Asp.Net webresource.axd打开重定向安全漏洞?

时间:2014-11-05 14:15:45

标签: c# asp.net .net security

通过Burpe Suite的主动扫描运行WebResource.axd表明WebForm_DoCallback函数中可能存在开放重定向缺陷。此函数根据生成的URL执行发布。生成的url基于表单操作url或document.location.pathname 我还没弄清楚我的网站在哪里使用这种方法,也没有找到滥用它的方法。 怎么有人滥用这个? 这是相关功能。
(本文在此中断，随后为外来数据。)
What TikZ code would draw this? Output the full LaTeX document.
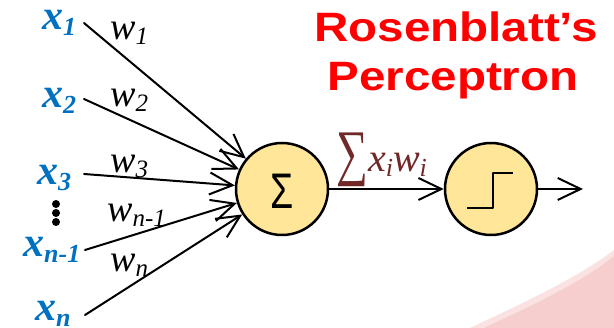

评论包括潜在的问题。

var xmlRequest,e;
try {
    xmlRequest = new XMLHttpRequest();
}
catch(e) {
    try {
        xmlRequest = new ActiveXObject("Microsoft.XMLHTTP");
    }
    catch(e) {
    }
}
var setRequestHeaderMethodExists = true;
try {
    setRequestHeaderMethodExists = (xmlRequest && xmlRequest.setRequestHeader);
}
catch(e) {}
var callback = new Object();
callback.eventCallback = eventCallback;
callback.context = context;
callback.errorCallback = errorCallback;
callback.async = useAsync;
var callbackIndex = WebForm_FillFirstAvailableSlot(__pendingCallbacks, callback);
if (!useAsync) {
    if (__synchronousCallBackIndex != -1) {
        __pendingCallbacks[__synchronousCallBackIndex] = null;
    }
    __synchronousCallBackIndex = callbackIndex;
}
if (setRequestHeaderMethodExists) {
    xmlRequest.onreadystatechange = WebForm_CallbackComplete;
    callback.xmlRequest = xmlRequest;
    // action is set to the url of the form or current path.
    //fragmentIndex is set to the index of # in the url
    var action = theForm.action || document.location.pathname, fragmentIndex = action.indexOf('#');
    if (fragmentIndex !== -1) {
        //action is set to index of start to the position of fragmentIndex
        action = action.substr(0, fragmentIndex);
    }
    //From somewhere else in the script.
    //var __nonMSDOMBrowser = (window.navigator.appName.toLowerCase().indexOf('explorer') == -1)
    if (!__nonMSDOMBrowser) {
        var queryIndex = action.indexOf('?');
        if (queryIndex !== -1) {
            var path = action.substr(0, queryIndex);
            if (path.indexOf("%") === -1) {
                action = encodeURI(path) + action.substr(queryIndex);
            }
        }
        else if (action.indexOf("%") === -1) {
            action = encodeURI(action);
        }
    }
    //post to the generated url.
    xmlRequest.open("POST", action, true);
    xmlRequest.setRequestHeader("Content-Type", "application/x-www-form-urlencoded; charset=utf-8");
    xmlRequest.send(postData);
    return;
}

0 个答案:

没有答案